Argentinian violinist, vocalist, and multi-instrumentalist Heidi Lewandowski, known in the Latinx electronic music scene as Kaleema, produces uplifting, experimental electronic music. The classically trained artist released her debut album in 2017, Nómada, which was positively received, in large part for her seamless execution of pairing irresistible hypnotic electronic elements with traditional Latin American instrumentals. Kaleema’s latest studio album, Útera, is an immersive experience—one that is full of sophisticated electronic arrangements that merge into downtempo and elegant, electronic ambient sounds.

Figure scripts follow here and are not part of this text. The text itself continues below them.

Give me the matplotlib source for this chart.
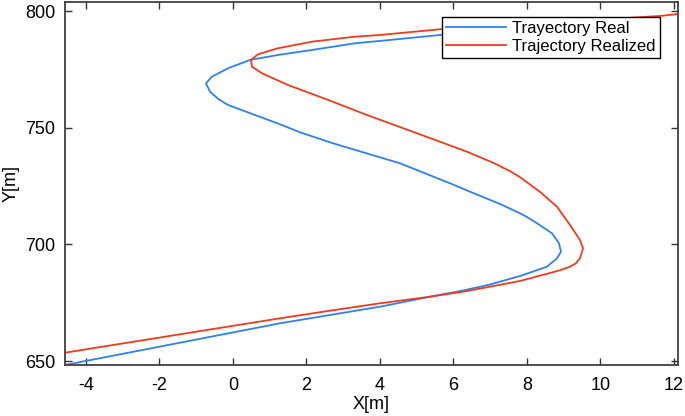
import matplotlib
matplotlib.use("Agg")
import matplotlib.pyplot as plt

plt.rcParams['font.family'] = ['Liberation Sans', 'DejaVu Sans']
plt.rcParams['axes.unicode_minus'] = False

# Trajectory Real (blue)
real_x = [-4.571, 1.279, 2.639, 4.000, 5.361, 6.259, 6.993, 7.810, 8.544, 8.816, 8.925, 8.871,
          8.680, 8.272, 8.000, 7.810, 7.265, 6.449, 5.905, 4.544, 2.721, 1.823, 1.279, 0.599,
          -0.136, -0.400, -0.626, -0.735, -0.571, -0.136, 0.463, 1.224, 2.150, 3.320, 4.272, 5.633, 6.720]
real_y = [648.29, 666.16, 669.72, 673.27, 677.56, 680.20, 682.79, 686.43, 690.42, 694.02, 696.85, 700.45,
          704.74, 709.02, 711.72, 713.31, 717.29, 722.57, 726.17, 734.74, 743.31, 748.03, 751.46, 755.44,
          759.73, 762.30, 765.43, 769.03, 771.86, 775.46, 779.02, 781.16, 783.30, 786.17, 787.59, 789.73, 791.20]

# Trajectory Realized (red)
realized_x = [-4.571, 1.279, 2.639, 4.000, 5.361, 6.259, 6.993, 7.810, 8.544, 8.898, 9.170, 9.333, 9.442, 9.524,
              9.442, 9.170, 8.816, 8.354, 7.810, 7.537, 7.075, 6.367, 5.007, 3.646, 2.639, 1.497,
              0.789, 0.517, 0.490, 0.680, 1.224, 2.150, 3.320, 4.000, 5.633, 11.619, 12.109]
realized_y = [653.56, 668.30, 671.56, 674.73, 677.56, 679.70, 681.85, 684.30, 687.38, 688.90, 690.42, 691.90, 694.02, 698.31,
              701.86, 708.29, 716.14, 722.50, 728.80, 731.40, 735.00, 739.71, 747.60, 755.44, 761.60, 768.30,
              773.32, 776.14, 779.02, 781.46, 784.03, 786.86, 789.00, 789.73, 792.17, 797.87, 798.71]

xticks = [-4, -2, 0, 2, 4, 6, 8, 10, 12]
yticks = [650, 700, 750, 800]

fig = plt.figure(figsize=(6.85, 4.16), dpi=100)
ax = fig.add_axes([65/685, 1-365/416, 613/685, 363/416])

ax.plot(real_x, real_y, color='#2f80f0', lw=1.3, label='Trayectory Real')
ax.plot(realized_x, realized_y, color='#ee3c1e', lw=1.3, label='Trajectory Realized')

ax.set_xlim(-4.571, 12.109)
ax.set_ylim(648.29, 803.86)
ax.set_xticks(xticks)
ax.set_yticks(yticks)
ax.tick_params(direction='in', top=True, right=True, length=5, width=1.0,
               labelsize=13, colors='#333333', labelcolor='black')
ax.tick_params(axis='x', pad=9)
ax.tick_params(axis='y', pad=7)
for s in ax.spines.values():
    s.set_color('#404040')
    s.set_linewidth(1.3)

ax.set_xlabel('X[m]', fontsize=13, labelpad=1)
ax.set_ylabel('Y[m]', fontsize=13, labelpad=4)

leg = ax.legend(loc='upper right', bbox_to_anchor=(0.9706, 0.9587), borderaxespad=0,
                fancybox=False, framealpha=1, edgecolor='black', fontsize=12,
                handlelength=3.6, handletextpad=0.35, borderpad=0.25, labelspacing=0.15)
leg.get_frame().set_linewidth(1.0)

fig.savefig('out.png', dpi=100)
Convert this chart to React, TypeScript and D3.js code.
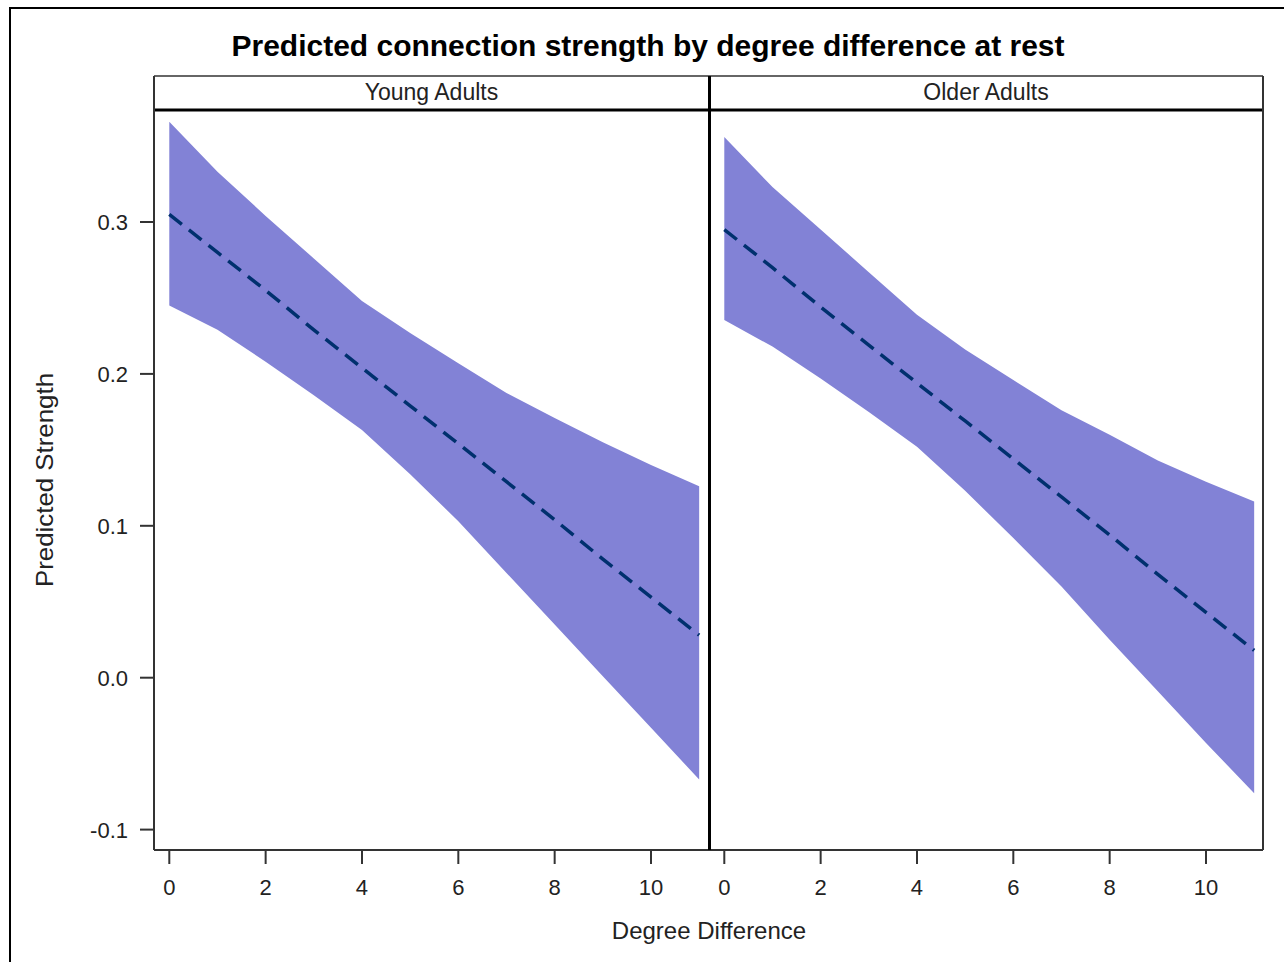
import React from "react";
import * as d3 from "d3";

const degree = [0, 1, 2, 3, 4, 5, 6, 7, 8, 9, 10, 11];
const youngMean = [0.305, 0.28, 0.255, 0.229, 0.204, 0.179, 0.154, 0.129, 0.104, 0.078, 0.053, 0.028];
const youngUpper = [0.366, 0.333, 0.304, 0.276, 0.248, 0.227, 0.207, 0.1875, 0.171, 0.155, 0.14, 0.126];
const youngLower = [0.245, 0.229, 0.208, 0.186, 0.163, 0.134, 0.103, 0.069, 0.035, 0.001, -0.033, -0.067];
const olderMean = [0.295, 0.27, 0.244, 0.219, 0.194, 0.169, 0.144, 0.119, 0.094, 0.068, 0.043, 0.018];
const olderUpper = [0.356, 0.323, 0.295, 0.267, 0.239, 0.216, 0.196, 0.176, 0.16, 0.143, 0.129, 0.116];
const olderLower = [0.2355, 0.218, 0.197, 0.175, 0.152, 0.123, 0.092, 0.06, 0.025, -0.009, -0.043, -0.076];

const panels = [
  { name: "Young Adults", mean: youngMean, upper: youngUpper, lower: youngLower },
  { name: "Older Adults", mean: olderMean, upper: olderUpper, lower: olderLower },
];
const xTicks = [0, 2, 4, 6, 8, 10];
const yTicks = [-0.1, 0.0, 0.1, 0.2, 0.3];
const title = "Predicted connection strength by degree difference at rest";
const xLabel = "Degree Difference";
const yLabel = "Predicted Strength";

const FONT = "'Liberation Sans', Arial, sans-serif";
const W = 1284;
const H = 962;
const plotTop = 110;
const plotBottom = 850;
const stripTop = 76;
const panelEdges = [
  [154, 709],
  [709, 1263],
];
const BAND = "#8282d6";
const LINE = "#00306e";
const AXIS = "#333333";

const fmtTick = (t: number) => d3.format(".1f")(t).replace("\u2212", "-");

export default function App() {
  const y = d3.scaleLinear().domain([-0.1, 0.3]).range([829.6, 222]);
  return (
    <svg
      width={W}
      height={H}
      style={{ position: "absolute", left: 0, top: 0, background: "#fff" }}
      fontFamily={FONT}
    >
      <rect x={0} y={0} width={W} height={H} fill="#fff" />
      {/* outer frame */}
      <path d={`M10,${H + 5} V8 H${W + 5}`} fill="none" stroke="#000" strokeWidth={2} />
      <text x={648} y={56} textAnchor="middle" fontSize={29} fontWeight="bold" fill="#000" textLength={833} lengthAdjust="spacingAndGlyphs">
        {title}
      </text>
      {panels.map((p, i) => {
        const [l, r] = panelEdges[i];
        const x = d3.scaleLinear().domain([0, 11]).range([l + 15.3, l + 15.3 + 11 * 48.17]);
        const area = d3
          .area<number>()
          .x((d) => x(d))
          .y0((d, k) => y(p.lower[k]))
          .y1((d, k) => y(p.upper[k]));
        const line = d3
          .line<number>()
          .x((d) => x(d))
          .y((d, k) => y(p.mean[k]));
        return (
          <g key={p.name}>
            <path d={area(degree) || ""} fill={BAND} stroke="none" />
            <path d={line(degree) || ""} fill="none" stroke={LINE} strokeWidth={3.5} strokeDasharray="16 9" />
            {/* strip */}
            <rect x={l} y={stripTop} width={r - l} height={plotTop - stripTop} fill="#fff" stroke="none" />
            <line x1={l} x2={r} y1={stripTop} y2={stripTop} stroke={AXIS} strokeWidth={1.5} />
            <text x={(l + r) / 2} y={100} textAnchor="middle" fontSize={23} fill="#222">
              {p.name}
            </text>
            {/* bottom axis */}
            <line x1={l} x2={r} y1={plotBottom} y2={plotBottom} stroke={AXIS} strokeWidth={2} />
            {xTicks.map((t) => (
              <g key={t}>
                <line x1={x(t)} x2={x(t)} y1={plotBottom} y2={plotBottom + 14} stroke={AXIS} strokeWidth={2} />
                <text x={x(t)} y={895} textAnchor="middle" fontSize={22} fill="#222">
                  {t}
                </text>
              </g>
            ))}
          </g>
        );
      })}
      {/* strip bottom line */}
      <line x1={154} x2={1263} y1={plotTop} y2={plotTop} stroke="#000" strokeWidth={3} />
      {/* left axis */}
      <line x1={154} x2={154} y1={stripTop} y2={plotBottom} stroke={AXIS} strokeWidth={2} />
      {yTicks.map((t) => (
        <g key={t}>
          <line x1={140} x2={154} y1={y(t)} y2={y(t)} stroke={AXIS} strokeWidth={2} />
          <text x={128} y={y(t) + 8} textAnchor="end" fontSize={22} fill="#222">
            {fmtTick(t)}
          </text>
        </g>
      ))}
      {/* separator */}
      <line x1={709.5} x2={709.5} y1={stripTop} y2={plotBottom} stroke="#000" strokeWidth={3} />
      {/* right border */}
      <line x1={1263} x2={1263} y1={stripTop} y2={plotBottom} stroke={AXIS} strokeWidth={2} />
      <text x={709} y={939} textAnchor="middle" fontSize={24} fill="#222">
        {xLabel}
      </text>
      <text transform="translate(53,480) rotate(-90)" textAnchor="middle" fontSize={24} fill="#222" textLength={214} lengthAdjust="spacingAndGlyphs">
        {yLabel}
      </text>
    </svg>
  );
}
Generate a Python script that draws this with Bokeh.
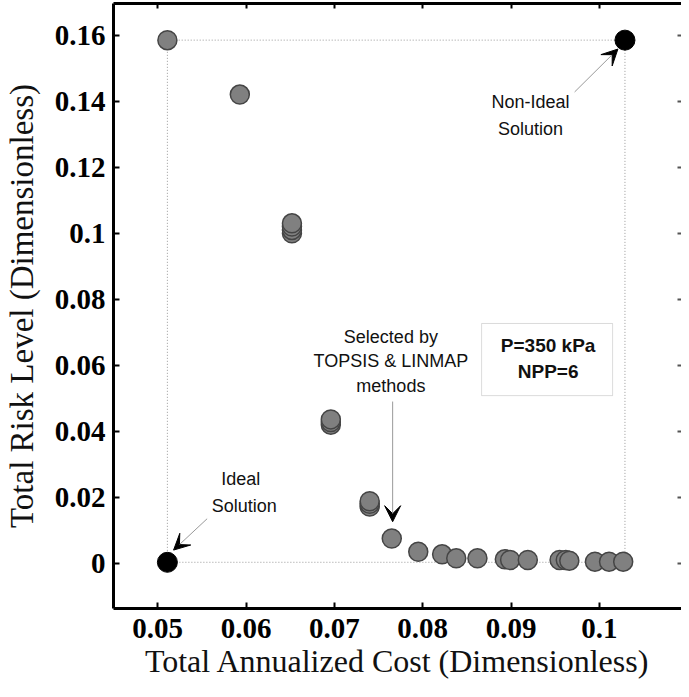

Pelada is a Montreal-based electronic duo that produces a blend of techno and club music featuring themes of power, gender, and environmental politics. The duo consists of Tobias Rochman, who produces for the duo, and vocalist Chris Vargas. Their work as Palada spans various styles of dance music from house to cumbia. Vargas’ cutting vocals and biting lyrics sung in Spanish, paired alongside Rochman’s pulsing techno music, create a dynamic listening experience.
Mitú is Colombia’s best electronic music act. The duo, formed by Julián Salazar on synths, and Franklin Tejedor on percussions, create techno with a primal flavor. Salazar played guitar for Bomba Estéreo for over a decade and Tejedor comes from a lineage of San Basilio de Palenque musicians—the town was the first free black town of the new world, and as such was classified by UNESCO as an Intangible Heritage of Humanity. Tejedor previously played drums with Las Alegres Ambulancias, San Basilio de Palenque's most iconic band. The history of their lives and careers have inspired their latest works, which contain overarching punk themes reflective of society’s oppressive structures.